Beyond this inequity, however, means-testing dental benefits could potentially threaten the sustainability of the broader Medicare program. Max Richtman, president and CEO of the National Committee to Preserve Social Security and Medicare, noted in a recent op-ed that “If means-testing results in Medicare becoming increasingly unfair to higher-income beneficiaries, they may opt-out and purchase their policy on the private market. The departure of higher-income beneficiaries, who tend to be younger and healthier, would weaken the risk pool, putting additional strain on Medicare’s finances.” Further, as Richtman writes, applying the first-ever means-test to a Medicare benefit would set a dangerous precedent for future means-testing of other coverages.
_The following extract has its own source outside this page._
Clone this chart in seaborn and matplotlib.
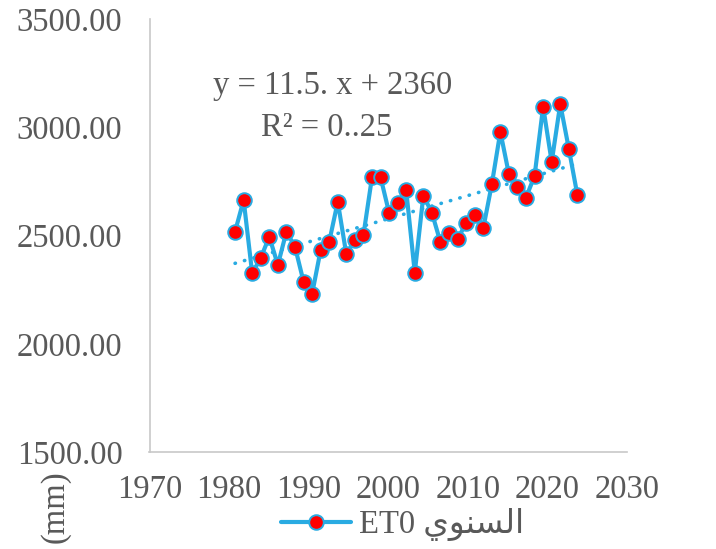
import numpy as np
import pandas as pd
import matplotlib
matplotlib.use("Agg")
import matplotlib.pyplot as plt
import seaborn as sns
from matplotlib.font_manager import FontProperties

# ---- data ----
point_index = list(range(1, 42))
et0_values = [2518, 2664, 2325, 2397, 2494, 2364, 2518, 2448, 2287, 2230,
              2433, 2471, 2656, 2413, 2479, 2502, 2769, 2769, 2605, 2649,
              2708, 2328, 2684, 2605, 2469, 2510, 2482, 2559, 2595, 2533,
              2736, 2979, 2783, 2723, 2675, 2776, 3095, 2840, 3107, 2901,
              2687]
trend_slope = 11.5
trend_intercept = 2360
x_ticks = [1970, 1980, 1990, 2000, 2010, 2020, 2030]
y_ticks = [1500, 2000, 2500, 3000, 3500]
series_label = "ET0 " + "\uFEF1\uFEEE\uFEE8\uFEB4\uFEDF\uFE8D"  # السنوي (visual order)
eq_text = "y = 11.5. x + 2360"
r2_text = "R\u00b2 = 0..25"

df = pd.DataFrame({"idx": point_index, "et0": et0_values})
df["trend"] = trend_slope * df["idx"] + trend_intercept

sns.set_style("white")
plt.rcParams["font.family"] = ["Liberation Serif", "DejaVu Sans"]

TXT = "#595959"
BLUE = "#29ABE2"
FS = 23.5

fig = plt.figure(figsize=(7.16, 5.49), dpi=100)
ax = fig.add_axes([149.5/716, 1-452/549, (627-149.5)/716, (452-19)/549])
ax.set_xlim(1970, 2030)
ax.set_ylim(1500, 3500)
ax.set_xticks(x_ticks)
ax.set_yticks(y_ticks)
ax.set_yticklabels([f"{v:.2f}" for v in y_ticks])
ax.tick_params(axis="both", length=0, labelsize=FS, labelcolor=TXT)
ax.tick_params(axis="y", pad=19.5)
ax.tick_params(axis="x", pad=16)
for s in ["top", "right"]:
    ax.spines[s].set_visible(False)
for s in ["left", "bottom"]:
    ax.spines[s].set_color("#c8c8c8")
    ax.spines[s].set_linewidth(1.2)

ax2 = ax.twiny()
ax2.set_xlim(-9.0, 46.8)
ax2.set_ylim(1500, 3500)
ax2.axis("off")

sns.lineplot(data=df, x="idx", y="trend", ax=ax2, color=BLUE,
             linewidth=2.6, linestyle=(0, (0.1, 2.6)), legend=False)
ax2.lines[-1].set_dash_capstyle("round")
sns.lineplot(data=df, x="idx", y="et0", ax=ax2, color=BLUE, linewidth=3.0,
             marker="o", markersize=10.5, markerfacecolor="#FF0000",
             markeredgecolor=BLUE, markeredgewidth=1.4, label=series_label,
             legend=False)

fig.text(333/716, 1-86/549, eq_text, ha="center", va="center",
         fontsize=FS, color=TXT)
fig.text(327/716, 1-128/549, r2_text, ha="center", va="center",
         fontsize=FS, color=TXT)

ax.set_ylabel("(mm)", fontsize=FS, color=TXT)
ax.yaxis.set_label_coords(-0.166, -0.127)

handles, labels = ax2.get_legend_handles_labels()
leg = ax.legend(handles, labels, loc="center", bbox_to_anchor=(0.53, -0.168),
                frameon=False, handlelength=2.15, handletextpad=0.25,
                prop=FontProperties(family=["Liberation Serif", "DejaVu Sans"], size=FS))
for t in leg.get_texts():
    t.set_color(TXT)

fig.savefig("out.png", dpi=100)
Moreover, applying a means test to Medicare dental benefits would likely result in a situation in which a majority of private practice dentists decline to participate. We’ve seen this happen with Medicaid and the Children’s Health Insurance Program (CHIP). By limiting the potential pool of new patients, means-testing a Medicare dental benefit would similarly and significantly reduce the financial incentive for private practice dentists. According to the ADA Health Policy Institute (HPI), only 43 percent of dentists nationwide participate in Medicaid or CHIP, dramatically limiting access to care and fueling health disparities among disadvantaged populations. A means test applied to Medicare would almost certainly compound the problem.

The Bottom Line

Dental coverage under Medicare is sorely needed, but to make Medicare dental benefits anything but universal diminishes the message that public health-minded dentists have fought so hard to advance: that oral health is overall health. It also threatens to deepen inequities and deny care to at-risk populations that need it most. Congress should act now to expand Medicare to include dental coverage and reject misguided attempts to impose means-testing on potential beneficiaries.

Dr. Zachary Brian is the Director of North Carolina Oral Health Collaborative (NCOHC) and VP of Impact, Strategy, and Programs for its parent organization, the Foundation for Health Leadership & Innovation (FHLI).